Tag Archives: Léa Seydoux

Film Review: The French Dispatch (2021)

I want to confess about my writing film reviews that it is always difficult for me to review the films directed by Wes Anderson. It is like a challenge to describe or judge his filmmaking artistry, his scrupulous application on the contemporary aesthetics, and to praise his narrative and visual understanding over the subject on repeat.

His latest work is The French Dispatch; Wes has called his project ‘A love letter to journalists’. And he rightly said so.

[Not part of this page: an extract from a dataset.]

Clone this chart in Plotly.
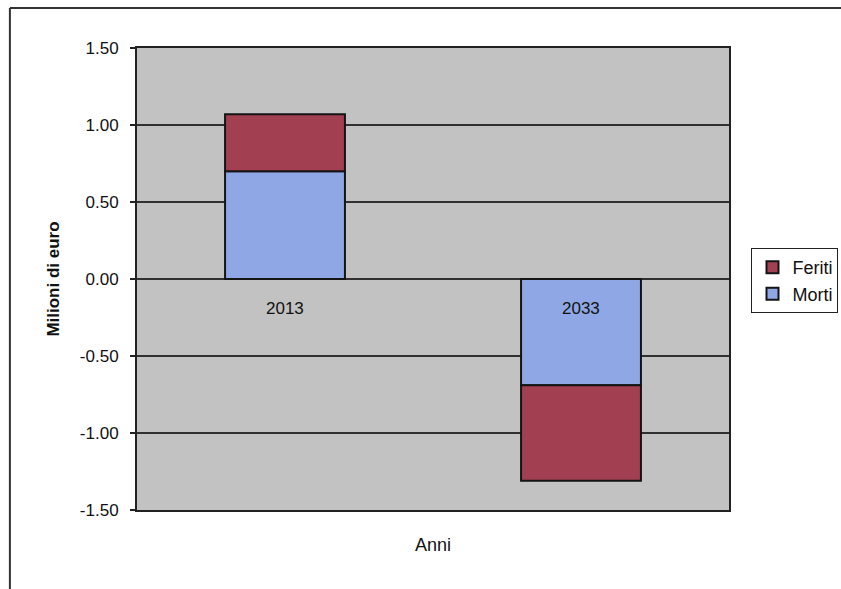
import plotly.graph_objects as go

# Data: road-accident social costs (millions of euro) by year
anni = ["2013", "2033"]
morti = [0.70, -0.69]
feriti = [0.37, -0.62]

y_ticks = [1.5, 1.0, 0.5, 0.0, -0.5, -1.0, -1.5]
y_ticktext = [f"{v:.2f}" for v in y_ticks]

FONT = "Arial, Liberation Sans, sans-serif"
COL_MORTI = "#8fa7e4"
COL_FERITI = "#a23f50"
EDGE = "#141414"

fig = go.Figure()
fig.add_trace(go.Bar(
    x=anni, y=morti, name="Morti",
    marker=dict(color=COL_MORTI, line=dict(color=EDGE, width=2)),
))
fig.add_trace(go.Bar(
    x=anni, y=feriti, name="Feriti",
    marker=dict(color=COL_FERITI, line=dict(color=EDGE, width=2)),
))

# Category labels sit next to the zero line, as the axis crosses at 0
for i, a in enumerate(anni):
    fig.add_annotation(x=i, y=0, text=a, showarrow=False, yshift=-29,
                       font=dict(family=FONT, size=17, color="#111"))

fig.update_layout(
    width=841, height=589,
    margin=dict(l=137, r=112, t=48, b=79, autoexpand=False),
    barmode="relative", bargap=0.595,
    paper_bgcolor="white", plot_bgcolor="#c2c2c2",
    font=dict(family=FONT, color="#111"),
    showlegend=True,
    legend=dict(
        x=1.038, y=0.567, xanchor="left", yanchor="top",
        traceorder="reversed",
        bgcolor="white", bordercolor="#222", borderwidth=1,
        font=dict(family=FONT, size=18, color="#111"),
        itemwidth=30, tracegroupgap=2,
    ),
    xaxis=dict(
        type="category", range=[-0.5, len(anni) - 0.5],
        showticklabels=False, ticks="",
        showline=True, mirror=True, linecolor="#222", linewidth=2,
        showgrid=False,
        title=dict(text="Anni", standoff=27, font=dict(family=FONT, size=18, color="#111")),
    ),
    yaxis=dict(
        range=[-1.5, 1.5], tickvals=y_ticks, ticktext=y_ticktext,
        ticks="outside", ticklen=5, tickcolor="#222", tickwidth=1.5,
        ticklabelstandoff=8,
        tickfont=dict(family=FONT, size=17, color="#111"),
        showline=True, mirror=True, linecolor="#222", linewidth=2,
        showgrid=True, gridcolor="#303030", gridwidth=1.5,
        zeroline=True, zerolinecolor="#303030", zerolinewidth=1.5,
        title=dict(text="<b>Milioni di euro</b>", standoff=16,
                   font=dict(family=FONT, size=17, color="#111")),
    ),
    shapes=[
        # outer chart frame (left and top edges)
        dict(type="line", xref="paper", yref="paper",
             x0=-0.2147, x1=-0.2147, y0=-0.2, y1=1.0866,
             line=dict(color="#333", width=2)),
        dict(type="line", xref="paper", yref="paper",
             x0=-0.2147, x1=1.25, y0=1.0866, y1=1.0866,
             line=dict(color="#333", width=2)),
    ],
)

fig.write_html("out.html")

The film is about the editorial staff of the newspaper The French Dispatch that wants to republish three articles from the past in what will be the final issue of the newspaper after the death of their editor. So the film majorly picturizes those three articles with an obituary.

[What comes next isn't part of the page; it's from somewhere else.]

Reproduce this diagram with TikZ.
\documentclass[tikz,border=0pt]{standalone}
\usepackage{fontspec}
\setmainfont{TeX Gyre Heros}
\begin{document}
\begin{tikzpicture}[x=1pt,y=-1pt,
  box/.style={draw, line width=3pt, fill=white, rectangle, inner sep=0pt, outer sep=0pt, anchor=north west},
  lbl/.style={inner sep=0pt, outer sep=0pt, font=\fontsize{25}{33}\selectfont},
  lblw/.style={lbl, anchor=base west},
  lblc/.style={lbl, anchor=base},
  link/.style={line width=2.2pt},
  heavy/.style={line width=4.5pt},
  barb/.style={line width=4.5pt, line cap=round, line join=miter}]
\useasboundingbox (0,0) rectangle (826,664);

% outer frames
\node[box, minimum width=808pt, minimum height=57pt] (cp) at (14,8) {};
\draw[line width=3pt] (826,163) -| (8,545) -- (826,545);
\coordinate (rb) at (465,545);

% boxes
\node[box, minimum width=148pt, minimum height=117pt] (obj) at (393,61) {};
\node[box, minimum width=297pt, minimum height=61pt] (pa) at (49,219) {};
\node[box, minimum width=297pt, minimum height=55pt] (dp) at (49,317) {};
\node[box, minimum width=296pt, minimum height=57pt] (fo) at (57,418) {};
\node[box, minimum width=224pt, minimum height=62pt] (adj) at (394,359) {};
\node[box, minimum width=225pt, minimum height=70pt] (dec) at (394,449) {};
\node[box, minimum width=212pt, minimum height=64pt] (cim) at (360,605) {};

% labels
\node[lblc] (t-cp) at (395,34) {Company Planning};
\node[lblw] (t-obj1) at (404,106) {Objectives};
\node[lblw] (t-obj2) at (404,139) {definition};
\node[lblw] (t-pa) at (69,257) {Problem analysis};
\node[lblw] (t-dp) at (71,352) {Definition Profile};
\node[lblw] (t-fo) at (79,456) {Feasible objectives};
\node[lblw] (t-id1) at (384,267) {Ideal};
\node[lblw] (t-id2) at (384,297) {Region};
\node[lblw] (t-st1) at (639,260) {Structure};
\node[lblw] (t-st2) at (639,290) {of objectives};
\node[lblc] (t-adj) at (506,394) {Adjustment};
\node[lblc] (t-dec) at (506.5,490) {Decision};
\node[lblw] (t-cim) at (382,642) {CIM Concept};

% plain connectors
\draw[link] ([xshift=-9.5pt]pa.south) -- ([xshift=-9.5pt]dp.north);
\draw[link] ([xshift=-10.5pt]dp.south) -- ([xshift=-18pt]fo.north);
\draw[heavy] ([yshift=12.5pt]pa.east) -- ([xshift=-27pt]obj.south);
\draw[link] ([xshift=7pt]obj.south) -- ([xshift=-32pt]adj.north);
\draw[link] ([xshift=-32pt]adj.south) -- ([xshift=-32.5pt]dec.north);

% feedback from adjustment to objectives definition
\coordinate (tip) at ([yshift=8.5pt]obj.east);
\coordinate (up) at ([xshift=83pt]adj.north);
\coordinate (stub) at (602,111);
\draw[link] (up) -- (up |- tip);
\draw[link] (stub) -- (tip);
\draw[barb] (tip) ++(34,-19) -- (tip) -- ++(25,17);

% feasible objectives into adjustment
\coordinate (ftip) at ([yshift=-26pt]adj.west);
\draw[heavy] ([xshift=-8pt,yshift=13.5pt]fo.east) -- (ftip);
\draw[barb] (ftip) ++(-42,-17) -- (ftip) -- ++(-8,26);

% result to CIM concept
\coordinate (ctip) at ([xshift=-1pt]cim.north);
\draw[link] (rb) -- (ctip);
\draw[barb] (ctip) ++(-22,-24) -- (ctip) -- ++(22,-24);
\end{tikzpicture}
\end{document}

As usual, The French Dispatch is another Wes Anderson masterpiece that is thoughtful, artistic, and kaladeiscopic. It is a dark comedy but at the same time, the characterization of human elements like greed, nudity, poverty, power, rage are so well detailed in such an eye-catching camera work.

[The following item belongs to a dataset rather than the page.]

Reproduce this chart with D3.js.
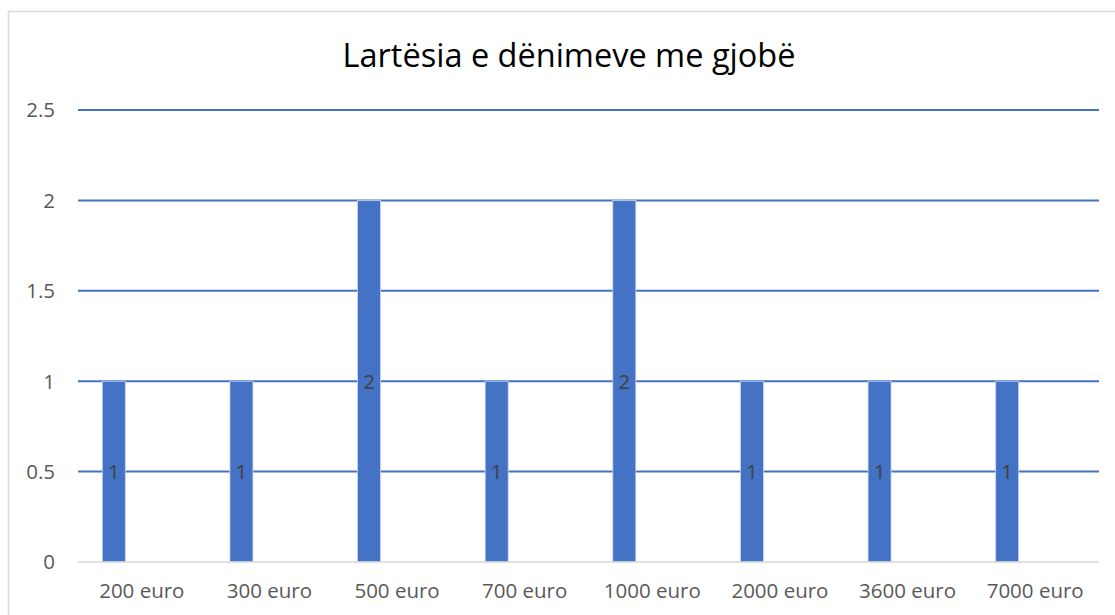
<!DOCTYPE html>
<html lang="sq">
<head>
    <meta charset="UTF-8">
    <title>Lartësia e dënimeve me gjobë</title>
    <script src="https://cdn.jsdelivr.net/npm/d3@7"></script>
    <style>
        body { margin: 0; background: #fff; }
        text { font-family: "Open Sans", "Noto Sans", sans-serif; }
    </style>
</head>
<body>

<script>
    var categories = ["200 euro", "300 euro", "500 euro", "700 euro", "1000 euro", "2000 euro", "3600 euro", "7000 euro"];
    var values = [1, 1, 2, 1, 2, 1, 1, 1];
    var yTicks = [0, 0.5, 1, 1.5, 2, 2.5];
    var title = "Lartësia e dënimeve me gjobë";

    var width = 1115;
    var height = 615;
    var margin = {left: 78, right: 16, top: 110, bottom: 53};

    var svg = d3.select('body')
            .append('svg')
            .attr('width', width)
            .attr('height', height);

    // chart frame
    svg.append('rect')
            .attr('x', 8.5)
            .attr('y', 11.5)
            .attr('width', width + 10)
            .attr('height', height + 10)
            .attr('fill', 'none')
            .attr('stroke', '#d9d9d9')
            .attr('stroke-width', 1.5);

    var x = d3.scaleBand()
            .domain(categories)
            .range([margin.left, width - margin.right]);
    var y = d3.scaleLinear()
            .domain([0, 2.5])
            .range([height - margin.bottom, margin.top]);

    svg.append('text')
            .attr('x', 569)
            .attr('y', 67)
            .attr('text-anchor', 'middle')
            .attr('font-size', 32.5)
            .attr('fill', '#000')
            .text(title);

    // gridlines
    svg.selectAll('line.grid')
            .data(yTicks.filter(function (d) { return d > 0; }))
            .enter()
            .append('line')
            .attr('class', 'grid')
            .attr('x1', margin.left)
            .attr('x2', width - margin.right)
            .attr('y1', function (d) { return y(d); })
            .attr('y2', function (d) { return y(d); })
            .attr('stroke', '#4472c4')
            .attr('stroke-width', 2);

    var barW = 23;
    var offset = -28;   // bar sits left of the category centre

    svg.selectAll('rect.bar')
            .data(values)
            .enter()
            .append('rect')
            .attr('class', 'bar')
            .attr('x', function (d, i) { return x(categories[i]) + x.bandwidth() / 2 + offset - barW / 2; })
            .attr('y', function (d) { return y(d); })
            .attr('width', barW)
            .attr('height', function (d) { return y(0) - y(d); })
            .attr('fill', '#4472c4')
            .attr('stroke', '#c9d6ee')
            .attr('stroke-width', 0.8);

    // zero axis line
    svg.append('line')
            .attr('x1', margin.left)
            .attr('x2', width - margin.right)
            .attr('y1', y(0))
            .attr('y2', y(0))
            .attr('stroke', '#d9d9d9')
            .attr('stroke-width', 1.5);

    // data labels
    svg.selectAll('text.lbl')
            .data(values)
            .enter()
            .append('text')
            .attr('class', 'lbl')
            .attr('x', function (d, i) { return x(categories[i]) + x.bandwidth() / 2 + offset; })
            .attr('y', function (d) { return y(d / 2); })
            .attr('dy', '0.36em')
            .attr('text-anchor', 'middle')
            .attr('font-size', 20.5)
            .attr('fill', '#404040')
            .text(function (d) { return d; });

    // y axis labels
    svg.selectAll('text.ytick')
            .data(yTicks)
            .enter()
            .append('text')
            .attr('class', 'ytick')
            .attr('x', 55)
            .attr('y', function (d) { return y(d); })
            .attr('dy', '0.36em')
            .attr('text-anchor', 'end')
            .attr('font-size', 20.5)
            .attr('fill', '#595959')
            .text(function (d) { return d; });

    // category labels
    svg.selectAll('text.xtick')
            .data(categories)
            .enter()
            .append('text')
            .attr('class', 'xtick')
            .attr('x', function (d) { return x(d) + x.bandwidth() / 2; })
            .attr('y', 598)
            .attr('text-anchor', 'middle')
            .attr('font-size', 20.5)
            .attr('fill', '#595959')
            .text(function (d) { return d; });
</script>
</body>
</html>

There is so much depth in artistic detailing. It is so gratifying when you watch a morning sketch of Ennui. Or the introduction of Café Le Sans Blague and the young boys and girls staring at the camera or dancing weirdly gives you a sharp reminder of some stylish retro films of the French Wave. One of the stories about a mentally disturbed artist, Moses Rosenthaler, was like an autobiography of suicide. The reeling towards each of his traveling segments was so well-directed.

The French Dispatch is the voice of liberation that successfully empowers the ethics of humor in the melancholic wisdom of thoughtful articles in the colorful odor of neoclassical realism. A fabulous stellar cast including Bill Murray, Tilda Swinton, Benicio Del Toro, Timothée Chalamet, Frances McDormand, Jeffrey Wright, Adrien Brody, Léa Seydoux, and many more makes this anthology drama more special.

This film is an honorary work in tribute to old-school journalism. Those who love poetry, those who are nonconformist, rebel, advocates of liberalization, and commentators of artistic presentation needs to watch this film. In short, this film is ‘A Work of Art’.